WHAT IS ASKED: Make an exact copy of the data below, leaving out every picture.

DATASET EXCERPT:
☆ ☆ ☆ ☆
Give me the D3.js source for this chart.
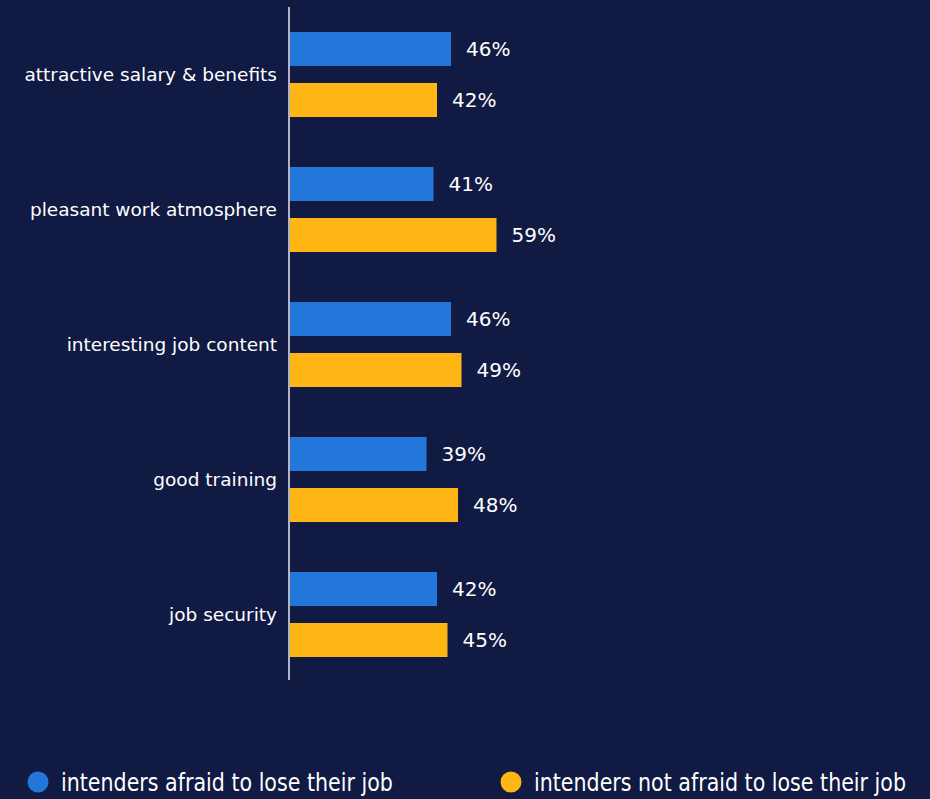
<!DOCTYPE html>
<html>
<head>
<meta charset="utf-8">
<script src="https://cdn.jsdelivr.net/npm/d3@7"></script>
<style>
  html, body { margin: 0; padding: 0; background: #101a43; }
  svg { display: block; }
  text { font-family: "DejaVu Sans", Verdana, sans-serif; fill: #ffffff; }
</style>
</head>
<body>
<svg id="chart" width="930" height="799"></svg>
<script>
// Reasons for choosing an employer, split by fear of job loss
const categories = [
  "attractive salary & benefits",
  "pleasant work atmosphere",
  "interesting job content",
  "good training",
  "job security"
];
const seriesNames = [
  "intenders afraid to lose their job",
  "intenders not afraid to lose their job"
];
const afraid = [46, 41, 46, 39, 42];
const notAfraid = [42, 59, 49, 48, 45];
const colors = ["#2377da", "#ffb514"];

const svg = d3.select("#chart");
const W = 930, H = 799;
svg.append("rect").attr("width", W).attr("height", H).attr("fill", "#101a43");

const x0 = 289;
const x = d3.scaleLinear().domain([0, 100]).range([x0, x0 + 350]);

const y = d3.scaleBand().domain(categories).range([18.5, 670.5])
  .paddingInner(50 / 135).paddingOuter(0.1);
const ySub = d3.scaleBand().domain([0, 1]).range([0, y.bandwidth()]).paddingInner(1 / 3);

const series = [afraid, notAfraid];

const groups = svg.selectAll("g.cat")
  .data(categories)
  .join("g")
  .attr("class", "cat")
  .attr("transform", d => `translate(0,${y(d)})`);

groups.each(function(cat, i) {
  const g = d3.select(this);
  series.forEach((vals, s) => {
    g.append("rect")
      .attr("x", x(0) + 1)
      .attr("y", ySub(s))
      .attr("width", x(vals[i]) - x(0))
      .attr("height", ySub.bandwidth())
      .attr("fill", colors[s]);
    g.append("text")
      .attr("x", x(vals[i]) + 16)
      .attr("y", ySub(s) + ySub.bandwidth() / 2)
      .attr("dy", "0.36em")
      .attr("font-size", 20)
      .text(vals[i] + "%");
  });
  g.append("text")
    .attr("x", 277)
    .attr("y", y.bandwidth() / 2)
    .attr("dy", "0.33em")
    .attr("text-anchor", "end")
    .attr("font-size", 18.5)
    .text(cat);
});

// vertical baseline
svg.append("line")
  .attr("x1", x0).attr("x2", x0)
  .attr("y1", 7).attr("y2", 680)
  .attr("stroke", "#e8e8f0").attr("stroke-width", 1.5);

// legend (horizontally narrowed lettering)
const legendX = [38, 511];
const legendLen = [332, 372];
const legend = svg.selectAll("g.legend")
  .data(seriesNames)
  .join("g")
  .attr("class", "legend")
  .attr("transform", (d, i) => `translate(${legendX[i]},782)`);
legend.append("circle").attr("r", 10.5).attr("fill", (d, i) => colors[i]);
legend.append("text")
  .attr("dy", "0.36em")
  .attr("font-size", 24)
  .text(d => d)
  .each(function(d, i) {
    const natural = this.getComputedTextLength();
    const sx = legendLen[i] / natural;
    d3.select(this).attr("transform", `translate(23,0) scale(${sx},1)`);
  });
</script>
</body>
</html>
☆ ☆ ☆ ☆
WRITTEN SOLUTION:
Give me the D3.js source for this chart.
<!DOCTYPE html>
<html>
<head>
<meta charset="utf-8">
<script src="https://cdn.jsdelivr.net/npm/d3@7"></script>
<style>
  html, body { margin: 0; padding: 0; background: #101a43; }
  svg { display: block; }
  text { font-family: "DejaVu Sans", Verdana, sans-serif; fill: #ffffff; }
</style>
</head>
<body>
<svg id="chart" width="930" height="799"></svg>
<script>
// Reasons for choosing an employer, split by fear of job loss
const categories = [
  "attractive salary & benefits",
  "pleasant work atmosphere",
  "interesting job content",
  "good training",
  "job security"
];
const seriesNames = [
  "intenders afraid to lose their job",
  "intenders not afraid to lose their job"
];
const afraid = [46, 41, 46, 39, 42];
const notAfraid = [42, 59, 49, 48, 45];
const colors = ["#2377da", "#ffb514"];

const svg = d3.select("#chart");
const W = 930, H = 799;
svg.append("rect").attr("width", W).attr("height", H).attr("fill", "#101a43");

const x0 = 289;
const x = d3.scaleLinear().domain([0, 100]).range([x0, x0 + 350]);

const y = d3.scaleBand().domain(categories).range([18.5, 670.5])
  .paddingInner(50 / 135).paddingOuter(0.1);
const ySub = d3.scaleBand().domain([0, 1]).range([0, y.bandwidth()]).paddingInner(1 / 3);

const series = [afraid, notAfraid];

const groups = svg.selectAll("g.cat")
  .data(categories)
  .join("g")
  .attr("class", "cat")
  .attr("transform", d => `translate(0,${y(d)})`);

groups.each(function(cat, i) {
  const g = d3.select(this);
  series.forEach((vals, s) => {
    g.append("rect")
      .attr("x", x(0) + 1)
      .attr("y", ySub(s))
      .attr("width", x(vals[i]) - x(0))
      .attr("height", ySub.bandwidth())
      .attr("fill", colors[s]);
    g.append("text")
      .attr("x", x(vals[i]) + 16)
      .attr("y", ySub(s) + ySub.bandwidth() / 2)
      .attr("dy", "0.36em")
      .attr("font-size", 20)
      .text(vals[i] + "%");
  });
  g.append("text")
    .attr("x", 277)
    .attr("y", y.bandwidth() / 2)
    .attr("dy", "0.33em")
    .attr("text-anchor", "end")
    .attr("font-size", 18.5)
    .text(cat);
});

// vertical baseline
svg.append("line")
  .attr("x1", x0).attr("x2", x0)
  .attr("y1", 7).attr("y2", 680)
  .attr("stroke", "#e8e8f0").attr("stroke-width", 1.5);

// legend (horizontally narrowed lettering)
const legendX = [38, 511];
const legendLen = [332, 372];
const legend = svg.selectAll("g.legend")
  .data(seriesNames)
  .join("g")
  .attr("class", "legend")
  .attr("transform", (d, i) => `translate(${legendX[i]},782)`);
legend.append("circle").attr("r", 10.5).attr("fill", (d, i) => colors[i]);
legend.append("text")
  .attr("dy", "0.36em")
  .attr("font-size", 24)
  .text(d => d)
  .each(function(d, i) {
    const natural = this.getComputedTextLength();
    const sx = legendLen[i] / natural;
    d3.select(this).attr("transform", `translate(23,0) scale(${sx},1)`);
  });
</script>
</body>
</html>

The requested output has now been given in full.